Two memorial tablets in the tower, one of the late C17 with carved drapery, the other of the early C18 with naïve fruit and floral swags.

HISTORY: There was significant Roman and Anglo-Saxon settlement in the area of St Peter's and early, possibly non-Christian burials have been found in the churchyard.

A church was built here shortly after the Conquest in 1066, and the N door probably dates to the late C11.

Always a small, poor church, by the mid C14, St Peter's had a nave, chancel, S aisle

porch and a W tower, and there was a guild in the church in the C15.

In 1503 money was left for three windows on the N side.

From the mid C17, the parish was religiously linked with that of St Giles, although it remained administratively separate.

The church had new furnishings in the late C17 and early C18, and although in an acceptable state in 1743, was ruined by 1772.

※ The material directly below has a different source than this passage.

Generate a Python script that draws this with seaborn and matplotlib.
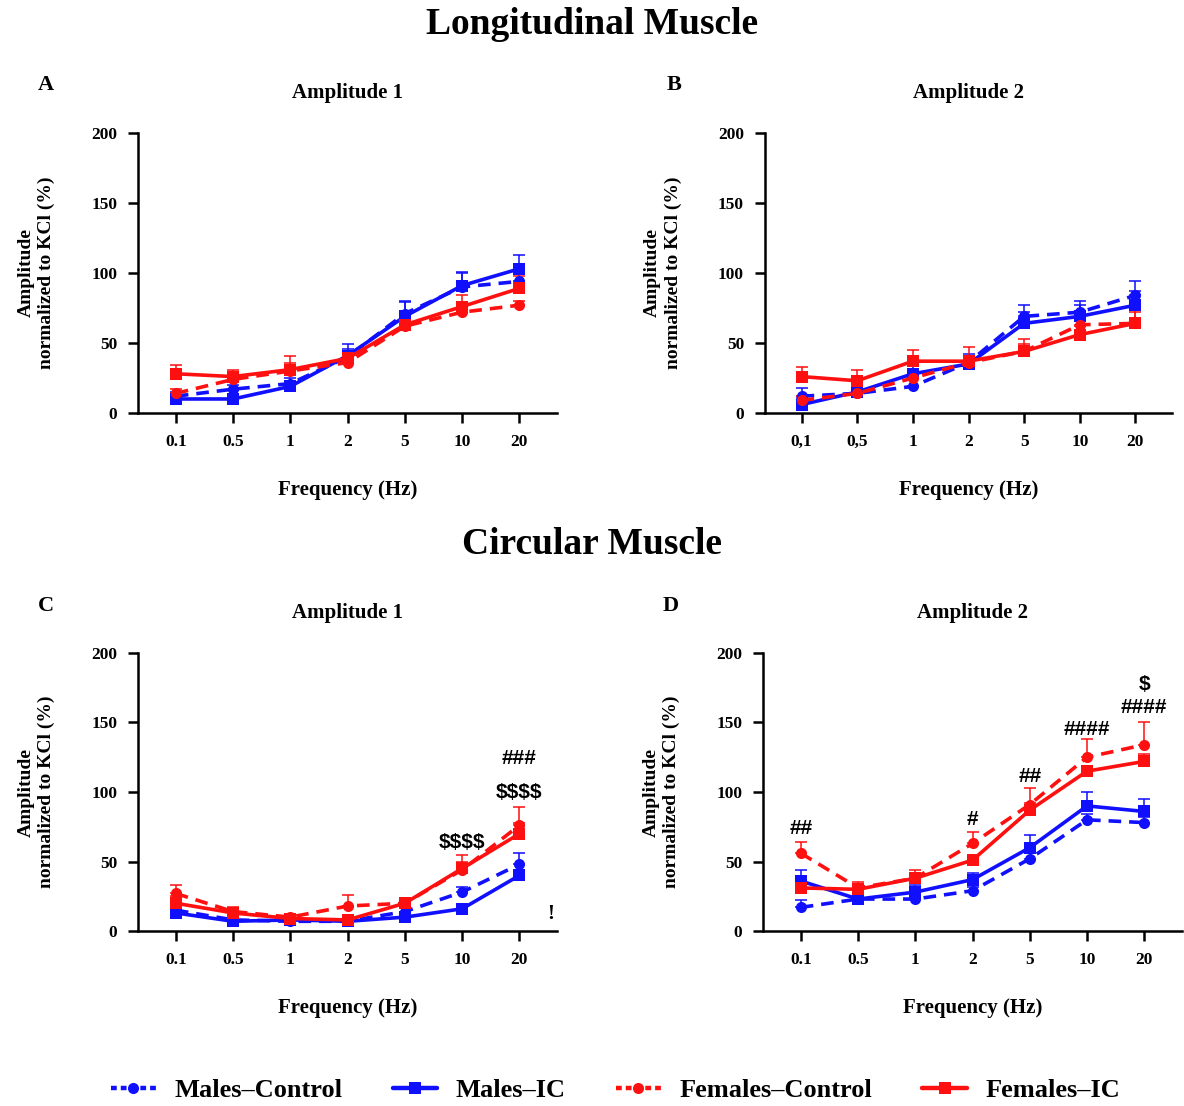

SOURCES RCHME City of Cambridge II , 287-88 Pevsner, N., Buildings of England: Cambridgeshire Butler, L, Church of St Peter REASONS FOR DESIGNATION The Church of St Peter, Cambridge, is designated at Grade II* for the following principal reasons: * Medieval parish church with late C11 origins

surviving C14 tower

spire. * Outstanding C12 font. * An unusual building history, involving a mid-Georgian rebuilding which retained elements of the earlier church while adding a distinctive hipped body to the tower.